As a day trader, your success is determined by a number of things. Some of these factors that determine your level of success include: your knowledge of the financial and economic markets, your patience, understanding of the various analysis tools, and your character as a trader. Unless you have a good understanding of all these, chances are that you will end up losing your money. I know your main goal of entering the day trading market is to make money. However, this money won’t be made if you continue using the wrong strategies. In this article, I will highlight the key details about time and why it matters for you as a day trader. As a day trader, your trading horizon is hours if not minutes. By this, you want to open and close trades within a matter of minutes or hour with a profit. Swing traders on the other hand want to open trades that will remain open for a day or two. Long term traders (investors) want to open trades that will last for a few months.

Volume or lot size

As a day trader, the volume and lot sizes that you use per trade will play a very important role. They will determine whether you will make or lose money. Lot sizes are basically the sizes of your trade. Lot sizes range from zero to any number. The number of lot size to use should depend on the amount of money you have in your trading account and your time horizon. For instance, if you have an account with $100,000, then you can be comfortable to use a 10 lot size. This is simply because you have a larger margin of safety. However, if you have a micro or mini account, you should limit the lot size you use to 3. This will help you absorb losses while limiting the margin call. For me, I have a rule to never use a lot size larger than 2. With this volume, I usually have a lot of peace during trades.

Asset class

As I have explained before, in high frequency trading, there are various asset classes which you can use to make money. These asset classes are: commodities (such as gold and oil), equities (such as Apple and Google), indices (such as NASDAQ and Dow), currencies (such as EUR/USD), and bonds (such as treasury bills) among others. Each of these asset classes require a different view of analysis when trading. For instance, if you are using a leverage of 1:100 and you want to buy EURUSD and you are trading with $10000 your profit or loss will be very different compared to when you buy oil. Remember that EURUSD trades at 1.0867 while crude is trading at $29.34 a barrel. In multi-time analysis therefore, you should have these in mind to avoid making abnormal losses.

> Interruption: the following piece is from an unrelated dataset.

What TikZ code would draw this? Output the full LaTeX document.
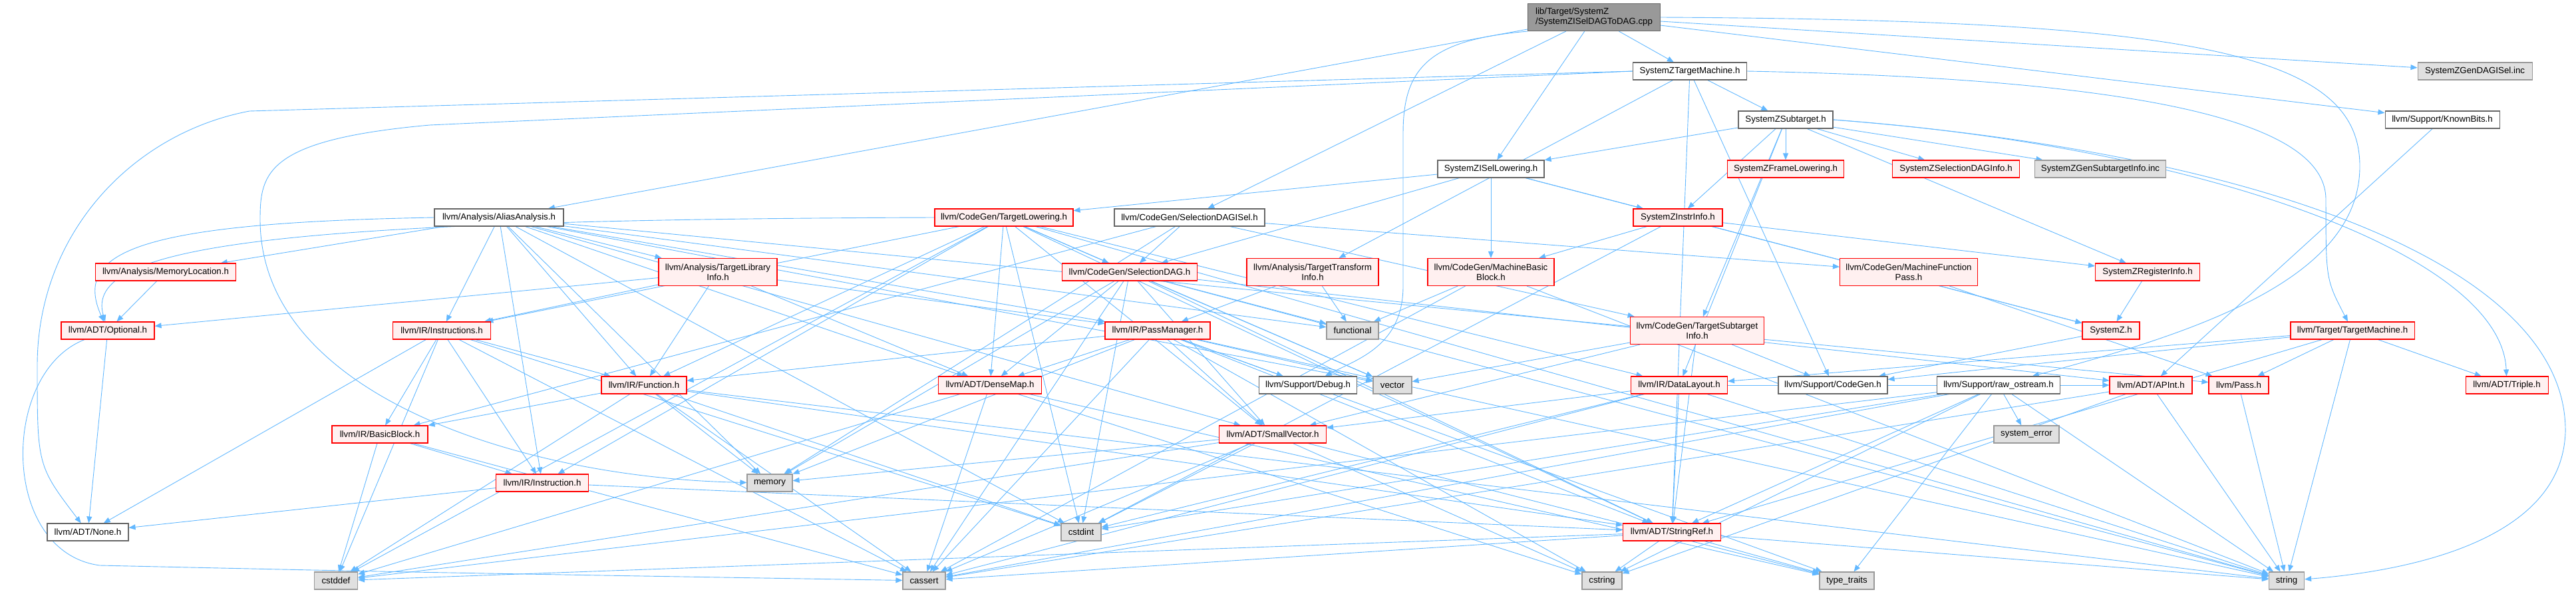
\documentclass[tikz,border=0pt]{standalone}
\usepackage{fontspec}
\setmainfont{Liberation Sans}
\usepackage{tikz}
\usetikzlibrary{arrows.meta, backgrounds}
\definecolor{EdgeBlue}{RGB}{99,184,255}
\definecolor{BoxGray}{RGB}{102,102,102}
\definecolor{RootFill}{RGB}{153,153,153}
\definecolor{TruncRed}{RGB}{255,0,0}
\definecolor{TruncFill}{RGB}{255,240,240}
\definecolor{SysGray}{RGB}{153,153,153}
\definecolor{SysFill}{RGB}{224,224,224}

\begin{document}
\begin{tikzpicture}[x=1pt, y=-1pt,
    hdr/.style={draw=BoxGray, fill=white, line width=1.1pt,
                minimum height=26pt, inner sep=0pt, align=center,
                font=\fontsize{13.3}{15}\selectfont},
    hdrtrunc/.style={hdr, draw=TruncRed, fill=TruncFill},
    hdrsys/.style={hdr, draw=SysGray, fill=SysFill},
    tall/.style={minimum height=41pt},
    dep/.style={draw=EdgeBlue, line width=0.9pt, -{Triangle[length=10pt, width=8pt]}}
  ]
  \useasboundingbox (0,0) rectangle (3872,892);

  \node[hdr, tall, fill=RootFill, align=left, minimum width=199] (root) at (2396,26) {lib/Target/SystemZ\\/SystemZISelDAGToDAG.cpp};

  \node[hdr, minimum width=171] (stm) at (2540,107) {SystemZTargetMachine.h};
  \node[hdrsys, minimum width=172] (gendag) at (3720,107) {SystemZGenDAGISel.inc};

  \node[hdr, minimum width=142] (sub) at (2684,180) {SystemZSubtarget.h};
  \node[hdr, minimum width=172] (known) at (3671,180) {llvm/Support/KnownBits.h};

  \node[hdr, minimum width=160] (isl) at (2241,254) {SystemZISelLowering.h};
  \node[hdrtrunc, minimum width=175] (framel) at (2684,254) {SystemZFrameLowering.h};
  \node[hdrtrunc, minimum width=191] (daginfo) at (2940,254) {SystemZSelectionDAGInfo.h};
  \node[hdrsys, minimum width=197] (gensub) at (3157,254) {SystemZGenSubtargetInfo.inc};

  \node[hdr, minimum width=194] (aa) at (750,327) {llvm/Analysis/AliasAnalysis.h};
  \node[hdrtrunc, minimum width=208] (tlow) at (1509,327) {llvm/CodeGen/TargetLowering.h};
  \node[hdr, minimum width=226] (dagisel) at (1788,327) {llvm/CodeGen/SelectionDAGISel.h};
  \node[hdrtrunc, minimum width=134] (instr) at (2522,327) {SystemZInstrInfo.h};

  \node[hdrtrunc, minimum width=211] (memloc) at (249,409) {llvm/Analysis/MemoryLocation.h};
  \node[hdrtrunc, tall, minimum width=178] (tli) at (1079,409) {llvm/Analysis/TargetLibrary\\Info.h};
  \node[hdrtrunc, minimum width=203] (sdag) at (1698,409) {llvm/CodeGen/SelectionDAG.h};
  \node[hdrtrunc, tall, minimum width=198] (tti) at (1973,409) {llvm/Analysis/TargetTransform\\Info.h};
  \node[hdrtrunc, tall, minimum width=190] (mbb) at (2241,409) {llvm/CodeGen/MachineBasic\\Block.h};
  \node[hdrtrunc, tall, minimum width=207] (mfpass) at (2869,409) {llvm/CodeGen/MachineFunction\\Pass.h};
  \node[hdrtrunc, minimum width=157] (reginfo) at (3228,409) {SystemZRegisterInfo.h};

  \node[hdrtrunc, minimum width=140] (optional) at (162,497) {llvm/ADT/Optional.h};
  \node[hdrtrunc, minimum width=147] (instrs) at (664,497) {llvm/IR/Instructions.h};
  \node[hdrtrunc, minimum width=158] (passmgr) at (1740,497) {llvm/IR/PassManager.h};
  \node[hdrsys, minimum width=78] (functional) at (2033,497) {functional};
  \node[hdrtrunc, tall, minimum width=201] (tsi) at (2551,497) {llvm/CodeGen/TargetSubtarget\\Info.h};
  \node[hdrtrunc, minimum width=86] (sysz) at (3173,497) {SystemZ.h};
  \node[hdrtrunc, minimum width=186] (tmach) at (3536,497) {llvm/Target/TargetMachine.h};

  \node[hdrtrunc, minimum width=128] (function) at (968,579) {llvm/IR/Function.h};
  \node[hdrtrunc, minimum width=155] (densemap) at (1488,579) {llvm/ADT/DenseMap.h};
  \node[hdr, minimum width=147] (debug) at (1966,579) {llvm/Support/Debug.h};
  \node[hdrsys, minimum width=58] (vector) at (2093,579) {vector};
  \node[hdrtrunc, minimum width=145] (dlayout) at (2524,579) {llvm/IR/DataLayout.h};
  \node[hdr, minimum width=164] (codegen) at (2755,579) {llvm/Support/CodeGen.h};
  \node[hdr, minimum width=185] (rawos) at (3004,579) {llvm/Support/raw\_ostream.h};
  \node[hdrtrunc, minimum width=124] (apint) at (3233,579) {llvm/ADT/APInt.h};
  \node[hdrtrunc, minimum width=90] (pass) at (3365,579) {llvm/Pass.h};
  \node[hdrtrunc, minimum width=124] (triple) at (3768,579) {llvm/ADT/Triple.h};

  \node[hdrtrunc, minimum width=144] (bblock) at (571,653) {llvm/IR/BasicBlock.h};
  \node[hdrtrunc, minimum width=161] (smallvec) at (1913,653) {llvm/ADT/SmallVector.h};
  \node[hdrsys, minimum width=98] (syserr) at (3046,653) {system\_error};

  \node[hdrtrunc, minimum width=139] (instruction) at (815,726) {llvm/IR/Instruction.h};
  \node[hdrsys, minimum width=68] (memory) at (1157,726) {memory};

  \node[hdr, minimum width=122] (none) at (132,800) {llvm/ADT/None.h};
  \node[hdrsys, minimum width=60] (cstdint) at (1625,800) {cstdint};
  \node[hdrtrunc, minimum width=147] (stringref) at (2513,800) {llvm/ADT/StringRef.h};

  \node[hdrsys, minimum width=65] (cstddef) at (505,873) {cstddef};
  \node[hdrsys, minimum width=64] (cassert) at (1389,873) {cassert};
  \node[hdrsys, minimum width=60] (cstring) at (2408,873) {cstring};
  \node[hdrsys, minimum width=82] (typetraits) at (2776,873) {type\_traits};
  \node[hdrsys, minimum width=53] (string) at (3437,873) {string};

  \begin{scope}[on background layer]
    \foreach \a/\b in {
      root/isl, root/stm, root/aa, root/dagisel, root/known, root/gendag,
      stm/sub, stm/tti, stm/codegen, stm/stringref,
      sub/isl, sub/framel, sub/daginfo, sub/gensub, sub/instr, sub/reginfo, sub/tsi, sub/dlayout,
      isl/tlow, isl/sdag, isl/mbb, isl/instr, isl/sysz,
      instr/mbb, instr/reginfo, instr/sysz, instr/cstdint,
      reginfo/sysz, sysz/codegen, known/apint,
      aa/memloc, aa/tli, aa/smallvec, aa/passmgr, aa/pass, aa/cstdint, aa/functional, aa/memory,
      aa/vector, aa/instrs, aa/function, aa/instruction, aa/densemap,
      memloc/optional,
      tli/optional, tli/function, tli/passmgr, tli/densemap, tli/instrs,
      tlow/sdag, tlow/densemap, tlow/smallvec, tlow/stringref, tlow/function, tlow/dlayout,
      tlow/cstdint, tlow/cstddef, tlow/string, tlow/vector, tlow/instruction, tlow/instrs,
      dagisel/sdag, dagisel/mfpass, dagisel/bblock, dagisel/memory, dagisel/tsi,
      sdag/densemap, sdag/smallvec, sdag/stringref, sdag/functional, sdag/vector, sdag/cstdint,
      sdag/cassert, sdag/string, sdag/apint, sdag/memory,
      tti/passmgr, tti/functional,
      mbb/functional, mbb/cassert, mbb/string,
      mfpass/pass,
      passmgr/densemap, passmgr/smallvec, passmgr/stringref, passmgr/function, passmgr/debug,
      passmgr/cassert, passmgr/cstring, passmgr/memory, passmgr/string, passmgr/typetraits, passmgr/vector,
      instrs/bblock, instrs/instruction, instrs/function, instrs/none, instrs/cstddef, instrs/cstdint, instrs/cassert,
      function/bblock, function/memory, function/cassert, function/cstddef, function/cstdint,
      function/string, function/stringref,
      bblock/instruction, bblock/cstddef, bblock/cassert,
      instruction/none, instruction/stringref,
      densemap/cassert, densemap/cstddef, densemap/typetraits, densemap/cstring,
      dlayout/smallvec, dlayout/stringref, dlayout/cassert, dlayout/cstdint, dlayout/string, dlayout/apint,
      tsi/smallvec, tsi/stringref, tsi/codegen, tsi/vector,
      tmach/pass, tmach/string, tmach/stringref, tmach/dlayout, tmach/codegen, tmach/triple,
      rawos/stringref, rawos/syserr, rawos/cassert, rawos/cstddef, rawos/cstdint, rawos/cstring,
      rawos/string, rawos/typetraits,
      apint/cassert, apint/cstring, apint/string,
      pass/string,
      smallvec/cassert, smallvec/cstddef, smallvec/cstdint, smallvec/cstring, smallvec/typetraits, smallvec/memory,
      stringref/cstring, stringref/cstddef, stringref/string, stringref/typetraits, stringref/cassert,
      optional/none}
      \draw[dep] (\a) -- (\b);

    \draw[dep] (root.south west) .. controls (2150,60) and (2109,100) .. (2109,200)
      -- (2109,430) .. controls (2109,520) and (2040,540) .. (debug);
    \draw[dep] (root.east) .. controls (3300,30) and (3547,80) .. (3547,250)
      .. controls (3547,420) and (3300,500) .. (rawos);
    \draw[dep] (stm.east) .. controls (3300,120) and (3496,200) .. (3496,300)
      .. controls (3496,420) .. (tmach);
    \draw[dep] (stm.west) -- (375,167) .. controls (200,200) and (56,350) .. (56,550)
      .. controls (56,700) .. (none);
    \draw[dep] (stm.west) -- (646,188) .. controls (400,210) and (391,260) .. (391,330)
      .. controls (391,600) and (800,720) .. (memory);
    \draw[dep] (sub.east) .. controls (3300,220) and (3760,380) .. (triple);
    \draw[dep] (sub.east) .. controls (3400,230) and (3860,400) .. (3856,650)
      .. controls (3850,820) and (3600,860) .. (string);
    \draw[dep] (aa.west) .. controls (200,335) and (110,380) .. (optional);
    \draw[dep] (tlow.west) .. controls (400,330) and (125,370) .. (optional);
    \draw[dep] (optional) .. controls (0,560) and (0,830) .. (150,850)
      .. controls (600,860) .. (cassert);
  \end{scope}
\end{tikzpicture}
\end{document}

Economic or financial data

While there are many aspects that move market up and down, the fact is that economic and financial data are the key movers. Economic data refers to numbers concerning the broader economy. They include: inflation, GDP, and jobs among others. On the other and, financial data include numbers such as earnings for particular companies. As a day trader, I advise you to always avoid trading 30 minutes before or after the release of economic data. This will help you avoid being at the center of volatility. For financial data, traders can use these numbers to allocate their capital. For instance, if a company such as Intel is reporting, you should pay close attention. Intel provides chips to companies such as Microsoft and HP. If their revenues decline, then chances are high that hardware companies will also disappoint. This will in turn open a trading opportunity to short.

Market open and close times

With the internet, people are now trading around the world. The advantage of this is that investors react to the three main market areas: Asia, America, and Europe. In multi-time analysis, it is very important to understand the different times which these markets open. This is because the asset classes will move in different directions during such times.